Applications of machine learning in food metabolomics.
Introduction to image analysis..
Advanced topics in R.
Intended learning outcomes
On successful completion of this module you should be able to:
Critically assess various metabolomics analytical and spectral platforms.
Apply state-of-the-art best practices in machine learning to fit the purpose of the analysis.
Develop classification and regression models based on multivariate metabolic data.
In-depth understand and application of machine learning algorithms and be able to provide examples of specific machine learning algorithms for each task.
Apply statistical and machine learning procedures covered during the module, to derive biological relevant information from metabolic datasets using R.
Programming Using Java
Module Leader
Professor Fady Mohareb
Aim
To introduce you concepts of object oriented programming using Java. Java is the pre-eminent programming language for serious application development on the Internet. The module covers Java data objects of primitive and reference data types and introduces you to the basic fundamentals of programming in Java, with hands-on practical sessions on implementing simple programs using calculations, variables, control statements and loops.
Syllabus
Fundamental principles of programming in Java,
Object-oriented programming using Java,
Variables and calculations,
Strings,
Arrays, ArrayLists and HashMaps,
GUI programming.
Intended learning outcomes
On successful completion of this module you should be able to:
Identify and apply the most important programming structures.
Develop Java programs to meet given specifications.
Implement custom Java classes, interfaces, and packages.
Implement standalone application interfaces using Java Swing Components.
Data Integration and Interaction Networks
Module Leader
Dr Tomasz Kurowski
Aim
Data integration represents a major challenge for bioinformatics research. This module covers the most popular data management, integration and visualisation tools within the bioinformatics community as well as the main concepts of databases design and normalisation.
Syllabus
Database design and normalisation,
Development of database access interfaces,
Design and implementation of data repository Web front-ends,
Techniques to integrate, interpret, analyse and visualise biological data sets
Introduction to interaction networks,
Data Integration and visualisation.
Intended learning outcomes
On successful completion of this module you should be able to:
Utilise systems software for the visualisation of systems and system interactions.
Critically apply available tools for data integration.
Design, normalise and implement databases for experimental datasets.
Critically assess the main data standards protocols for genomics, as well as the current approaches for modelling and warehousing of life science data.
Discover systems relationships between data using bioinformatics tools and approaches.
Advanced Sequencing Informatics and Genome Assembly
Module Leader
Professor Fady Mohareb
Aim
This module aims to develop a system-level view of biological systems and their response to various internal and external factors, through the integration of advanced NGS and 3GSsequencing data with functional annotation using established concepts of graph theories widely applied for various assemblers such as de-Brujin and Overlap-layout consensus.
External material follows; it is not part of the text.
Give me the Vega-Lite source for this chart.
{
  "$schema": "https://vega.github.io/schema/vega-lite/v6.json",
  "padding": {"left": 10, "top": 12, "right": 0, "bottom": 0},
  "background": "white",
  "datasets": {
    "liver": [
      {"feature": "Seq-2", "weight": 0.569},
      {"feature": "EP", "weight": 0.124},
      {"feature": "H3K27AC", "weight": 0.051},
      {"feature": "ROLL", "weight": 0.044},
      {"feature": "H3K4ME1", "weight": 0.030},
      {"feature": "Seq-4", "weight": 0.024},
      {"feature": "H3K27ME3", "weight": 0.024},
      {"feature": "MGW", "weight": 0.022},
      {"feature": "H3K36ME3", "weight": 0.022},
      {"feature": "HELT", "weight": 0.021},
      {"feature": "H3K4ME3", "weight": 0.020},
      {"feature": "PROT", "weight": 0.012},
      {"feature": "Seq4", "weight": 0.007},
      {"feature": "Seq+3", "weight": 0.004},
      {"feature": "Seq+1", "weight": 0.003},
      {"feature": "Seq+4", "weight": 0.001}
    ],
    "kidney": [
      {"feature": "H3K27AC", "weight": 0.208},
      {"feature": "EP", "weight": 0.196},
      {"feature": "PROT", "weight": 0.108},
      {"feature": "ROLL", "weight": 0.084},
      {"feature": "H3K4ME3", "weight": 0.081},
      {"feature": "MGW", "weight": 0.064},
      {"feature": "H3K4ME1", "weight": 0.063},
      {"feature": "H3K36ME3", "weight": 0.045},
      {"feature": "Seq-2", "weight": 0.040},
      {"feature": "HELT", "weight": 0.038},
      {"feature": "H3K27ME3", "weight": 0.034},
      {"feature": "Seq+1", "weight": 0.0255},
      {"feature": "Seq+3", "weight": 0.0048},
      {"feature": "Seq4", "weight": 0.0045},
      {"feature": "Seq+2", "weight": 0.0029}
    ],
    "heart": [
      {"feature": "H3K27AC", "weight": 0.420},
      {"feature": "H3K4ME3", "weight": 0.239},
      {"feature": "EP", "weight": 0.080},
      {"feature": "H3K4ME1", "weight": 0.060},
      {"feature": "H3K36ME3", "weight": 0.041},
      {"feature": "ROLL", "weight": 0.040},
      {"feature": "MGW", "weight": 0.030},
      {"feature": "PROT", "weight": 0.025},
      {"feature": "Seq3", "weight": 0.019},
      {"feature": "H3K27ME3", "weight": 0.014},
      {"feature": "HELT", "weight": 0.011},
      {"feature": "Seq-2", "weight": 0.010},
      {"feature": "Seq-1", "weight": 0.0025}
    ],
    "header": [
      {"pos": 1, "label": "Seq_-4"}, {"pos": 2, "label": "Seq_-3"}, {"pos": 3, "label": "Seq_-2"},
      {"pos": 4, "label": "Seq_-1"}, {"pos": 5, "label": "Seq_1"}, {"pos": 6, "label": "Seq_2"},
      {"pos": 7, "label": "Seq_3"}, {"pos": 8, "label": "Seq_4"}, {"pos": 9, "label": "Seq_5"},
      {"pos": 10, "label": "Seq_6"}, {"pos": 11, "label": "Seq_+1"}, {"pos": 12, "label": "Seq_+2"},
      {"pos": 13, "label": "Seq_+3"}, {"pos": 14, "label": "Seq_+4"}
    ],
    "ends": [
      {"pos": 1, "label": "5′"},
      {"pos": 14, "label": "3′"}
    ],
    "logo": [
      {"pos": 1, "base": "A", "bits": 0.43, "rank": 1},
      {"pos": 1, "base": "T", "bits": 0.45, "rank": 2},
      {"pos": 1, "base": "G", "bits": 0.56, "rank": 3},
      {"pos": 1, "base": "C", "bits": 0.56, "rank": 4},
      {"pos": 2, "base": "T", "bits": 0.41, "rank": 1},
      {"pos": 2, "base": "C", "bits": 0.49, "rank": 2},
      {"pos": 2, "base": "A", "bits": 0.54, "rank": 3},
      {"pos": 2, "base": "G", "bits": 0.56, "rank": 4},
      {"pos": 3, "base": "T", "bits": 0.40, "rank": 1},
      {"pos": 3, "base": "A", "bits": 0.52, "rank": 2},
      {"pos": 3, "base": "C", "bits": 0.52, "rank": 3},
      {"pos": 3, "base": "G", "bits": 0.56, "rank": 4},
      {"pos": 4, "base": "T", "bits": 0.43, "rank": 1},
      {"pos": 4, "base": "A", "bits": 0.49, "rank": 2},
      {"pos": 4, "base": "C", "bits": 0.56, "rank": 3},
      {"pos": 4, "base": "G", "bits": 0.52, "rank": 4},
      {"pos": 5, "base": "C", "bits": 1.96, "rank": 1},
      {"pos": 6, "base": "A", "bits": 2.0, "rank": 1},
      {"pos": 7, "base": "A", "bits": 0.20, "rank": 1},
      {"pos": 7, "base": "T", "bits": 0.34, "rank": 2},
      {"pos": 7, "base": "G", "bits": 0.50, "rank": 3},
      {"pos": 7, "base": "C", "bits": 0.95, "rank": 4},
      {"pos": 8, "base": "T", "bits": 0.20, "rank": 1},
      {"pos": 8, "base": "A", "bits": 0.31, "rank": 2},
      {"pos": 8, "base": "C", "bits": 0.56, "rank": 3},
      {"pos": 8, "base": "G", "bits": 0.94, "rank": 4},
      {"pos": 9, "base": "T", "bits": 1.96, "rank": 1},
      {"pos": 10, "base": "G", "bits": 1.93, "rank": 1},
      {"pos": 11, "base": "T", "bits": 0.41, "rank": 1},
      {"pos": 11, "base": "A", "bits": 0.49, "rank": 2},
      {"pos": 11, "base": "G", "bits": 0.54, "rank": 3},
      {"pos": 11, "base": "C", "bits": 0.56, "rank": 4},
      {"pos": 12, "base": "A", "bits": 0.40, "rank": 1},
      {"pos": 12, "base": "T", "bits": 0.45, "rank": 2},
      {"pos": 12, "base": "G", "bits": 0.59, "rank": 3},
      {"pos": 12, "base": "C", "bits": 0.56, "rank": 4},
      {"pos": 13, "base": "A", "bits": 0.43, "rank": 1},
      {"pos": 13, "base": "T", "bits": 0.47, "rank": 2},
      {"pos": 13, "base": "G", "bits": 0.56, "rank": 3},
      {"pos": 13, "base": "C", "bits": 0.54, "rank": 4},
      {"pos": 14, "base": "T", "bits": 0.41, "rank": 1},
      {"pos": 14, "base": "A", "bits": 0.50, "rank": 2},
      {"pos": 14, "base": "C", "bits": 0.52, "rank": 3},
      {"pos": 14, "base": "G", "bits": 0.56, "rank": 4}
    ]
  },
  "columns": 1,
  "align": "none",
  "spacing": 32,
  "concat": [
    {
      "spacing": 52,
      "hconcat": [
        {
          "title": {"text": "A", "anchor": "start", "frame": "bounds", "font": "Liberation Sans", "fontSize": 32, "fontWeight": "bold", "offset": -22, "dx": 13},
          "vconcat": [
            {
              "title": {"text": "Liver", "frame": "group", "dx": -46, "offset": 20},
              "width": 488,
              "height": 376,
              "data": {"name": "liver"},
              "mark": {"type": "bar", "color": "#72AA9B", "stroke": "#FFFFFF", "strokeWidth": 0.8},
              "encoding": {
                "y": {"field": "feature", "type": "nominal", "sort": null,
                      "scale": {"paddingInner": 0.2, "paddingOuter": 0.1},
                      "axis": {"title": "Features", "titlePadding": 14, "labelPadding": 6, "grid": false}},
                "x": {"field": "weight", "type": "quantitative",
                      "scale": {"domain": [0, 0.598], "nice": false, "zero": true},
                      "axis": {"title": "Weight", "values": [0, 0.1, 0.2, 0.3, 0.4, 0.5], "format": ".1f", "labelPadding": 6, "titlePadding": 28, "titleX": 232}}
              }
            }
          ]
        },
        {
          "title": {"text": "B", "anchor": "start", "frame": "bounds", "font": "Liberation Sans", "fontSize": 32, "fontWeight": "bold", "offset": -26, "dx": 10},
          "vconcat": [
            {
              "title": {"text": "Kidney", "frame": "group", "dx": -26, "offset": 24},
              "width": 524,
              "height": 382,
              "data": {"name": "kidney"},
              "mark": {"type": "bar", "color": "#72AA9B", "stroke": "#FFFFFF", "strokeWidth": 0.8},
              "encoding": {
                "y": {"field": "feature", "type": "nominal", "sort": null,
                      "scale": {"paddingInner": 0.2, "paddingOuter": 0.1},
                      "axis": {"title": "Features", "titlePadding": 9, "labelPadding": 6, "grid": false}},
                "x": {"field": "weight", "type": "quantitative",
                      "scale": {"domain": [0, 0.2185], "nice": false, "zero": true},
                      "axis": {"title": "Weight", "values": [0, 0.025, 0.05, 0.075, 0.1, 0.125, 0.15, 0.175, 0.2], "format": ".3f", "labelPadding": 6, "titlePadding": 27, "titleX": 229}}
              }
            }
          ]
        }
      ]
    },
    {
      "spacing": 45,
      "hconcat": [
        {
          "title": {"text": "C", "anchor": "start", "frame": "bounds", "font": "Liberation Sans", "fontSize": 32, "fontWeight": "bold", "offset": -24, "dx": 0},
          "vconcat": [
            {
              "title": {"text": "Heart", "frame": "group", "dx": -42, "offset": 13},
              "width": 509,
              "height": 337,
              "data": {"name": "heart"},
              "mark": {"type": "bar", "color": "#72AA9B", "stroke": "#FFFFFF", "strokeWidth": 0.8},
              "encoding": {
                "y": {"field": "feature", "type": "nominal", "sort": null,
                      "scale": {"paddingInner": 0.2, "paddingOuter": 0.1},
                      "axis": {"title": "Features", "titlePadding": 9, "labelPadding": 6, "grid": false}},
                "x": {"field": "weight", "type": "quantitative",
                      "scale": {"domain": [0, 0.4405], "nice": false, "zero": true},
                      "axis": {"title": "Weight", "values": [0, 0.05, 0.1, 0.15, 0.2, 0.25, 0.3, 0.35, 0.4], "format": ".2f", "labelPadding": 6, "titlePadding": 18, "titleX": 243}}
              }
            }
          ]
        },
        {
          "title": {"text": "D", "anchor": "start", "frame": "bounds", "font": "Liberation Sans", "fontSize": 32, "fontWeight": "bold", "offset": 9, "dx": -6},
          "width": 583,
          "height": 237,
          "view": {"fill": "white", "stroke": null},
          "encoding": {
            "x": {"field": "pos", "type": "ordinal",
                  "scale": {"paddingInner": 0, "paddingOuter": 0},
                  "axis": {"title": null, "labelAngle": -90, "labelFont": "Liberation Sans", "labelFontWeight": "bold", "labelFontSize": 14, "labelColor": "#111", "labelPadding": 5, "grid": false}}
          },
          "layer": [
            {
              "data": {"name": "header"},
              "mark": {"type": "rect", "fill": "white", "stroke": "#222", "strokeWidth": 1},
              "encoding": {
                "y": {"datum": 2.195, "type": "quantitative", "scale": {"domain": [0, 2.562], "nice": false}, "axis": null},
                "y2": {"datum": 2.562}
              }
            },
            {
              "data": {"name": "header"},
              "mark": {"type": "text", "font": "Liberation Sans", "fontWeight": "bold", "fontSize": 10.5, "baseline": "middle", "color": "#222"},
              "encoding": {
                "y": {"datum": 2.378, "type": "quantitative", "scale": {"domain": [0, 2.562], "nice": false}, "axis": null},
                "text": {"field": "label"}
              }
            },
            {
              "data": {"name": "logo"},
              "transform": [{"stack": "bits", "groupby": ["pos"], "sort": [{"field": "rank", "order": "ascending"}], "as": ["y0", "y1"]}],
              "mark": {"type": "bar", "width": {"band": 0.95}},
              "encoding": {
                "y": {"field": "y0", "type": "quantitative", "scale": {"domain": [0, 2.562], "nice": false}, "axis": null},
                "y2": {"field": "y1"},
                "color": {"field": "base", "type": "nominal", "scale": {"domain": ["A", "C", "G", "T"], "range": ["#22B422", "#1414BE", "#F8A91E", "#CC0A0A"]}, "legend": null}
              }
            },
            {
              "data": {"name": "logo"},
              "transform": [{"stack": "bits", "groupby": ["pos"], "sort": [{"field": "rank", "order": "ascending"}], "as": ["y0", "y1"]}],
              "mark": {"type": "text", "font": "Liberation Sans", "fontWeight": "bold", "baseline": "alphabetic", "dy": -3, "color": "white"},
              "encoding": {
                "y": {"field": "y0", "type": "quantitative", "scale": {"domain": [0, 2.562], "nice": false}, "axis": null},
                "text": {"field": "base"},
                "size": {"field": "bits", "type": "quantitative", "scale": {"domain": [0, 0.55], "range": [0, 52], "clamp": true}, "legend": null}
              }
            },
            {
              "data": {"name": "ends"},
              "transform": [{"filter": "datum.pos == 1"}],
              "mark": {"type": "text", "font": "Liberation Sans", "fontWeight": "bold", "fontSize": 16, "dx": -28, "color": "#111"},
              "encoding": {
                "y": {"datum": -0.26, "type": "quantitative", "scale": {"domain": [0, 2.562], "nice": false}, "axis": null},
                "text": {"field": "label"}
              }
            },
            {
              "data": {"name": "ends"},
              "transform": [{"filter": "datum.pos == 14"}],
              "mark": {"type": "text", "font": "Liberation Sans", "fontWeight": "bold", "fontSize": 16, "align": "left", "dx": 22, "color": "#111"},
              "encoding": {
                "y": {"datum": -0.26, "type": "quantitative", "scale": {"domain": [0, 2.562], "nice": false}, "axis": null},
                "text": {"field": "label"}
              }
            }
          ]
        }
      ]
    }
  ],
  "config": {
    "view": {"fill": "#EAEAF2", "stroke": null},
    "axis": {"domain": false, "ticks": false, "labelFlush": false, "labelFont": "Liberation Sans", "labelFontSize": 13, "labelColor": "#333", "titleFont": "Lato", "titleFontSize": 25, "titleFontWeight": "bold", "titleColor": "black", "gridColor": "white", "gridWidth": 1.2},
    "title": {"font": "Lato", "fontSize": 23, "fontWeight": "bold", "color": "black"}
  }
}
This module gives an insight on the details of omic-scale/big-data-driven life science making use of core platform technologies.
Syllabus
How research is conducted in genome bioinformatics and within the broader context of interdisciplinary life sciences.
Advanced Java programming.
Application of graph-theory using Java.
Advanced Next-Generation Sequencing informatics.
De-novo genome assembly.
Gene prediction and functional annotation.
Intended learning outcomes
On successful completion of this module you should be able to:
Critically assess the technical limitations and the underlying biological and experimental assumptions that impact on data quality.
Apply and optimise various algorithms for short and long reads sequence assembly.
Successfully develop and optimise de-novo genome assemblies for various species.
Develop in-silico gene prediction models and functional annotation.